Getting your first motorcycle is more than just a purchase—it’s your ticket to freedom, adventure, and exploring Australia’s incredible landscapes. But before you twist the throttle and ride off into the sunset, there’s one crucial step: understanding motorcycle financing. Knowing the ins and outs of bike loans can save you from unnecessary stress and ensure you’re financially prepared for the open road.

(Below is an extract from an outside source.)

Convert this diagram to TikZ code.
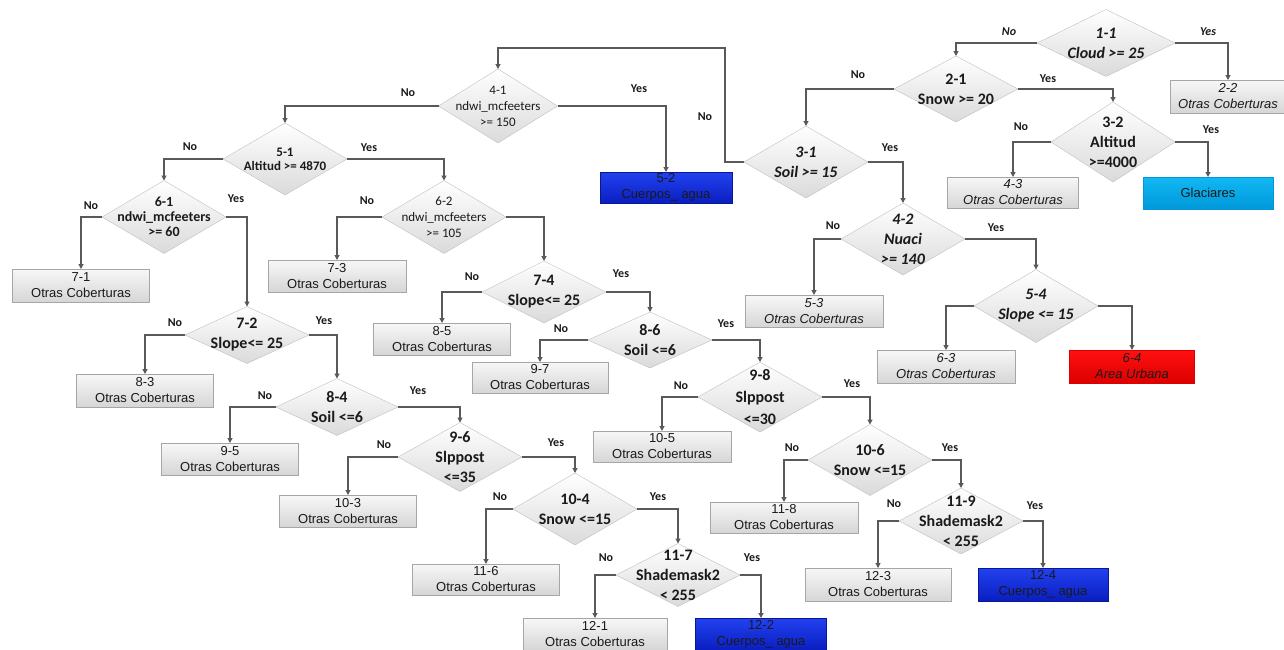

So, grab your helmet and let’s cruise through everything you need to know about financing your first motorcycle.

 

What Exactly is Motorcycle Financing?

Motorcycle financing is simply taking out a loan specifically to buy a motorcycle. Similar to car loans, these loans allow you to spread the cost over monthly repayments rather than paying a lump sum upfront. Understanding the types of loans, their terms, and potential pitfalls will help you choose the best financing option for your new ride.

 

Types of Motorcycle Loans

When financing a motorcycle, you’ll typically encounter two main types:

Secured Motorcycle Loans

Secured loans are the most common type of motorcycle financing. They use your new bike as collateral, meaning the lender can repossess it if repayments aren’t met.

Pros:

  • Usually have lower interest rates due to reduced risk for lenders.
  • Potentially higher borrowing limits.

Cons:

  • Risk of losing your bike if you default on payments.

Unsecured Motorcycle Loans

Unsecured loans don’t require collateral, relying solely on your creditworthiness.

Pros:

  • Your motorcycle isn’t at risk of repossession.
  • Quicker approval process with less paperwork.

Cons:

  • Higher interest rates due to increased risk for lenders.
  • Generally lower borrowing limits.

 

Interest Rates: Fixed vs Variable

Interest rates play a huge role in the overall cost of your motorcycle loan. You’ll typically have two options:

Fixed Interest Rates

A fixed-rate loan keeps your repayments consistent throughout the loan period. It’s ideal if you prefer predictable payments, simplifying budgeting.

Variable Interest Rates

Variable rates fluctuate based on market conditions, potentially lowering your repayments if rates fall—but increasing them if rates rise. This can save money if rates decrease significantly, but you’ll need to prepare for possible increases.

 

Choosing the Right Loan Term

Loan terms for motorcycle financing usually range from one to seven years. Here’s what to consider when selecting your loan term:

  • Shorter Terms: Higher monthly repayments but less total interest paid.
  • Longer Terms: Lower monthly repayments, but you’ll pay more interest overall.

Choose a loan term that balances affordable monthly repayments with minimising your overall interest cost.

 

Understanding Deposit Requirements

Putting down a deposit isn’t always required, but it’s beneficial. Deposits reduce the total amount you borrow, leading to smaller monthly repayments and less interest. A deposit also demonstrates financial responsibility, improving your chances of approval and potentially securing a better interest rate.

 

Assessing Your Credit Score

Your credit score significantly impacts loan approval and interest rates. A higher score usually means better loan terms, while a lower score may limit your options or result in higher interest rates.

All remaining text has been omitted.